Caso nunca paremos para olhar pro nosso interior e emoções, continuaremos sem perceber o nosso valor, as nossas vulnerabilidades, dores e anseios. Simbolicamente, podemos acabar caindo no gelo, como o patinho, ficando à beira da morte. A morte da criatividade, a morte dos sentimentos, a morte da vida interior. O congelamento é estéril, nada cresce no gelo e é preciso calor, fogo, energia, para sairmos desse estado.
Para quebrarmos o gelo, precisamos nos manter em movimento. O que está em movimento não congela e contar com a ajuda externa pode ser crucial em um momento como esse. Mesmo que essa ajuda seja pontual, como um estranho que cruza nosso caminho e traz um amparo ou algo mais profundo como um processo terapêutico, precisamos nos colocar abertos a aceitar esse auxílio e assim podermos sair do congelamento emocional.
A persistência que o patinho teve em toda a sua jornada, foi o que lhe manteve vivo, apesar de todas as dificuldades apresentadas. Essa persistência é a força mobilizadora dentro de nós e ela é abastecida pelas boas relações que nutrimos, pelos nossos sonhos, boas lembranças do que vivemos, como a bela imagem dos cisnes voando que tanto emocionou o patinho. Precisamos nos manter em movimento, mesmo que não saibamos exatamente o nosso valor e nem qual caminho seguir.
É no percurso que vamos aprendendo, amadurecendo e colhendo informações sobre nós mesmos e sobre a vida que desejamos viver.
Mesmo que nosso isolamento seja causado por fatores externos, violências familiares ou culturais, preconceitos e incompreensões, é a persistência que leva ao próximo passo. A lembrança de que a natureza e, por conseguinte, a vida, é cíclica é o que reacende essa esperança. Tudo está em mutação e sempre há uma primavera após cada inverno!
A potência de aceitarmos a nós mesmos
Quando começamos a olhar para nós mesmos e vamos reconhecendo quem somos, nossas virtudes e também os nossos defeitos, iniciamos também o processo de aceitar a nossa essência e nos apropriamos da nossa história para continuar seguindo em frente.

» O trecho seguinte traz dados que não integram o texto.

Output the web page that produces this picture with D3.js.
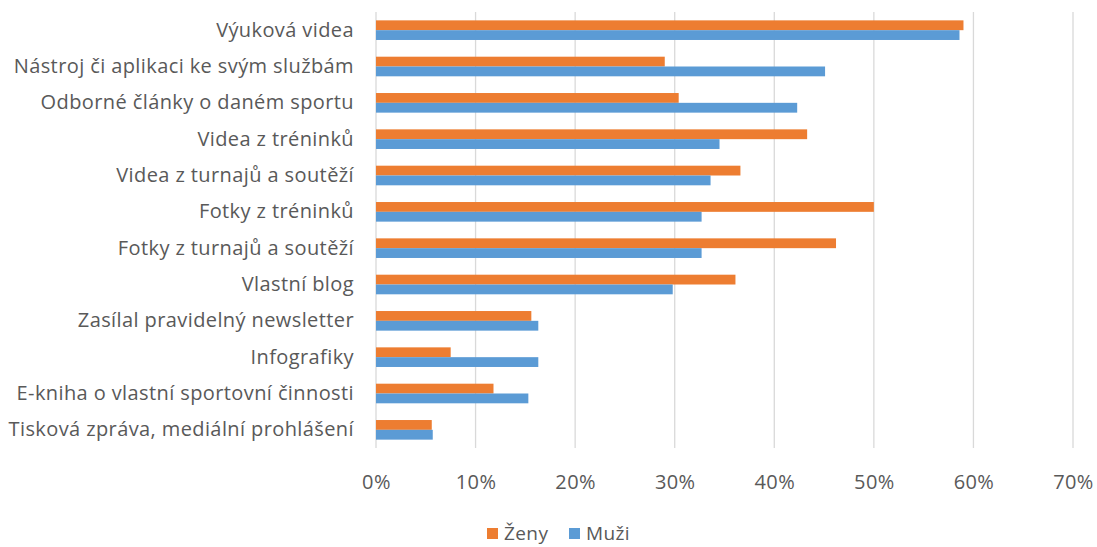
<!DOCTYPE html>
<html>
<head>
<meta charset="utf-8">
<script src="https://cdn.jsdelivr.net/npm/d3@7"></script>
<style>
  body { margin: 0; background: #fff; }
  text { font-family: "Open Sans", sans-serif; fill: #595959; }
</style>
</head>
<body>
<svg id="chart"></svg>
<script>
// categories top to bottom
var categories = [
    "Výuková videa",
    "Nástroj či aplikaci ke svým službám",
    "Odborné články o daném sportu",
    "Videa z tréninků",
    "Videa z turnajů a soutěží",
    "Fotky z tréninků",
    "Fotky z turnajů a soutěží",
    "Vlastní blog",
    "Zasílal pravidelný newsletter",
    "Infografiky",
    "E-kniha o vlastní sportovní činnosti",
    "Tisková zpráva, mediální prohlášení"
];
var zeny = [59.0, 29.0, 30.4, 43.3, 36.6, 50.0, 46.2, 36.1, 15.6, 7.5, 11.8, 5.6];
var muzi = [58.6, 45.1, 42.3, 34.5, 33.6, 32.7, 32.7, 29.8, 16.3, 16.3, 15.3, 5.7];
var seriesNames = ["Ženy", "Muži"];
var seriesColors = ["#ED7D31", "#5B9BD5"];
var xTicks = [0, 10, 20, 30, 40, 50, 60, 70];

var dimensions = {
    width: 1097,
    height: 547,
    margins: { top: 12, right: 24, bottom: 99, left: 376 }
};

var svg = d3.select("#chart")
            .attr("width", dimensions.width)
            .attr("height", dimensions.height);

var plotW = dimensions.width - dimensions.margins.left - dimensions.margins.right;
var plotH = dimensions.height - dimensions.margins.top - dimensions.margins.bottom;

var g = svg.append("g")
           .attr("transform", `translate(${dimensions.margins.left},${dimensions.margins.top})`);

var xScale = d3.scaleLinear().domain([0, 70]).range([0, plotW]);
var yScale = d3.scaleBand().domain(categories).range([0, plotH]).paddingInner(0.46).paddingOuter(0.23);
var ySub = d3.scaleBand().domain(seriesNames).range([0, yScale.bandwidth()]);

// gridlines
g.append("g")
 .selectAll("line")
 .data(xTicks)
 .enter()
 .append("line")
 .attr("x1", d => xScale(d))
 .attr("x2", d => xScale(d))
 .attr("y1", 0)
 .attr("y2", plotH)
 .attr("stroke", "#d9d9d9")
 .attr("stroke-width", 1.3);

// bars
var rows = categories.map((c, i) => ({ cat: c, vals: [zeny[i], muzi[i]] }));

g.append("g")
 .selectAll("g")
 .data(rows)
 .enter()
 .append("g")
 .attr("transform", d => `translate(0,${yScale(d.cat)})`)
 .selectAll("rect")
 .data(d => d.vals.map((v, j) => ({ key: seriesNames[j], value: v, color: seriesColors[j] })))
 .enter()
 .append("rect")
 .attr("x", xScale(0))
 .attr("y", d => ySub(d.key))
 .attr("width", d => xScale(d.value) - xScale(0))
 .attr("height", ySub.bandwidth())
 .attr("fill", d => d.color);

// x axis labels
var xAxis = g.append("g")
 .attr("transform", `translate(0,${plotH})`)
 .call(d3.axisBottom(xScale).tickValues(xTicks).tickFormat(d => d + "%").tickSize(0).tickPadding(27));
xAxis.select(".domain").remove();
xAxis.selectAll("text").style("font-size", "20px").style("letter-spacing", "0.4px").style("font-family", "'Open Sans', sans-serif").attr("fill", "#595959");

// y axis labels
var yAxis = g.append("g")
 .call(d3.axisLeft(yScale).tickSize(0).tickPadding(22));
yAxis.select(".domain").remove();
yAxis.selectAll("text").style("font-size", "20px").style("letter-spacing", "0.4px").style("font-family", "'Open Sans', sans-serif").attr("fill", "#595959");

// legend
var legend = svg.append("g")
                .attr("transform", "translate(487, 533)");
var legendX = [0, 82];
legend.selectAll("rect")
      .data(seriesNames)
      .enter()
      .append("rect")
      .attr("x", (d, i) => legendX[i])
      .attr("y", -5)
      .attr("width", 11)
      .attr("height", 11)
      .attr("fill", (d, i) => seriesColors[i]);
legend.selectAll("text")
      .data(seriesNames)
      .enter()
      .append("text")
      .attr("x", (d, i) => legendX[i] + 17)
      .attr("y", 0)
      .attr("dy", "0.35em")
      .style("font-size", "19px")
      .style("letter-spacing", "0.4px")
      .text(d => d);
</script>
</body>
</html>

No ensinamento final da história do patinho, sua beleza e identidade são percebidas pelos outros cisnes antes mesmo dele. Todo o percurso feito até chegar a esse momento gera nele desconfianças, medos e incertezas, mas aos poucos, confiando na dinâmica da vida, isso vai se dissolvendo, até que é possível se reconhecer como um belo cisne e aceitar os elogios e afagos dos seus pares e dos outros ao redor.
Quando percebemos a nossa individualidade e a própria identidade, precisamos aceitar também a nossa beleza e forma da nossa própria alma. Esse reconhecimento se dá aos nos depararmos com nossas vulnerabilidades e fortalezas buscando integrá-las, seguindo o processo de amadurecimento e conexão interior que nos motiva e direciona. Assim, já não ficamos mais presos às opiniões e julgamentos externos e podemos nos aproximar de quem realmente somos.
Mesmo que sejamos diferentes, continuamos sendo dignos de pertencer à nossa turma e receber amor!